-------- SOURCE MATERIAL --------

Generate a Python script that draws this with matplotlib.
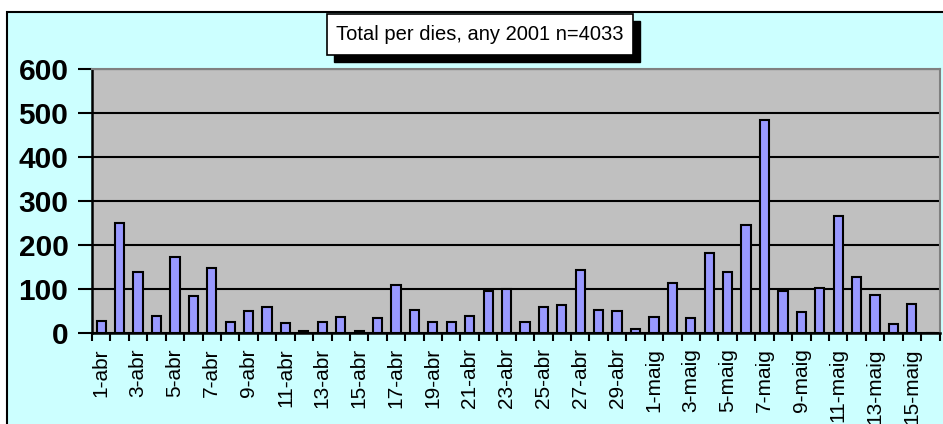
import matplotlib
matplotlib.use('Agg')
import matplotlib.pyplot as plt
from matplotlib.patches import Rectangle
import numpy as np

plt.rcParams['font.family'] = ['Liberation Sans', 'DejaVu Sans']

# daily totals, 1 April - 16 May 2001
days_abr = list(range(1, 31))
days_maig = list(range(1, 17))
categories = ['%d-abr' % d for d in days_abr] + ['%d-maig' % d for d in days_maig]

values = [27, 250, 138, 39, 173, 84, 147, 24, 49, 60,
          22, 5, 25, 37, 5, 35, 110, 52, 25, 25,
          39, 95, 99, 25, 59, 64, 144, 52, 49, 8,
          36, 113, 33, 182, 138, 245, 485, 95, 48, 103,
          267, 128, 87, 20, 65, 0]

title = 'Total per dies, any 2001 n=4033'
yticks = [0, 100, 200, 300, 400, 500, 600]

W, H = 943, 424
fig = plt.figure(figsize=(W / 100, H / 100), dpi=100)
fig.patch.set_facecolor('white')

# cyan chart frame (runs off the right and bottom edge)
frame = Rectangle((7 / W, -0.05), 1.1, (H - 12) / H + 0.05, transform=fig.transFigure,
                  facecolor='#CCFFFF', edgecolor='black', linewidth=1.5, zorder=-10)
fig.patches.append(frame)

ax = fig.add_axes([92 / W, (H - 333) / H, (939.5 - 92) / W, (333 - 69) / H])
ax.set_facecolor('#C0C0C0')

x = np.arange(len(values))
ax.bar(x, values, width=0.5, color='#9999FF', edgecolor='black', linewidth=1.5, zorder=3)

ax.set_xlim(-0.5, len(values) - 0.5)
ax.set_ylim(0, 600)
ax.set_yticks(yticks)
ax.set_yticklabels([str(v) for v in yticks], fontsize=21.5, fontweight='bold')
ax.yaxis.grid(True, color='black', linewidth=1.5, zorder=1)
ax.set_axisbelow(True)
ax.tick_params(axis='y', length=10, width=1.5, pad=7)

# labels on every second day, ticks between every bar
ax.set_xticks(x[::2])
ax.set_xticklabels(categories[::2], rotation=90, fontsize=15)
ax.set_xticks(np.arange(-0.5, len(values)), minor=True)
ax.tick_params(axis='x', which='major', length=0, pad=11)
ax.tick_params(axis='x', which='minor', length=6, width=1.5)

for s in ['left', 'bottom']:
    ax.spines[s].set_color('black')
    ax.spines[s].set_linewidth(1.8)
for s in ['top', 'right']:
    ax.spines[s].set_color('#808080')
    ax.spines[s].set_linewidth(1.5)

# title box with shadow
bx0, by0, bx1, by1 = 327, 14, 633, 55
shadow = Rectangle(((bx0 + 7) / W, (H - by1 - 7) / H), (bx1 - bx0) / W, (by1 - by0) / H,
                   transform=fig.transFigure, facecolor='black', edgecolor='black', zorder=5)
box = Rectangle((bx0 / W, (H - by1) / H), (bx1 - bx0) / W, (by1 - by0) / H,
                transform=fig.transFigure, facecolor='white', edgecolor='black',
                linewidth=1.2, zorder=6)
fig.patches.append(shadow)
fig.patches.append(box)
fig.text((bx0 + bx1) / 2 / W, (H - 34) / H, title, ha='center', va='center',
         fontsize=14.5, zorder=7)

fig.savefig('out.png', dpi=100)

--------

§ SHORT PROBLEM
In the data above, please extract the lines from the first one through the line with "plt.rcParams['font.family'] = ['Liberation", exactly, and keep pictures out.

§ ANSWER FOR THE TASK
Generate a Python script that draws this with matplotlib.
import matplotlib
matplotlib.use('Agg')
import matplotlib.pyplot as plt
from matplotlib.patches import Rectangle
import numpy as np

plt.rcParams['font.family'] = ['Liberation Sans', 'DejaVu Sans']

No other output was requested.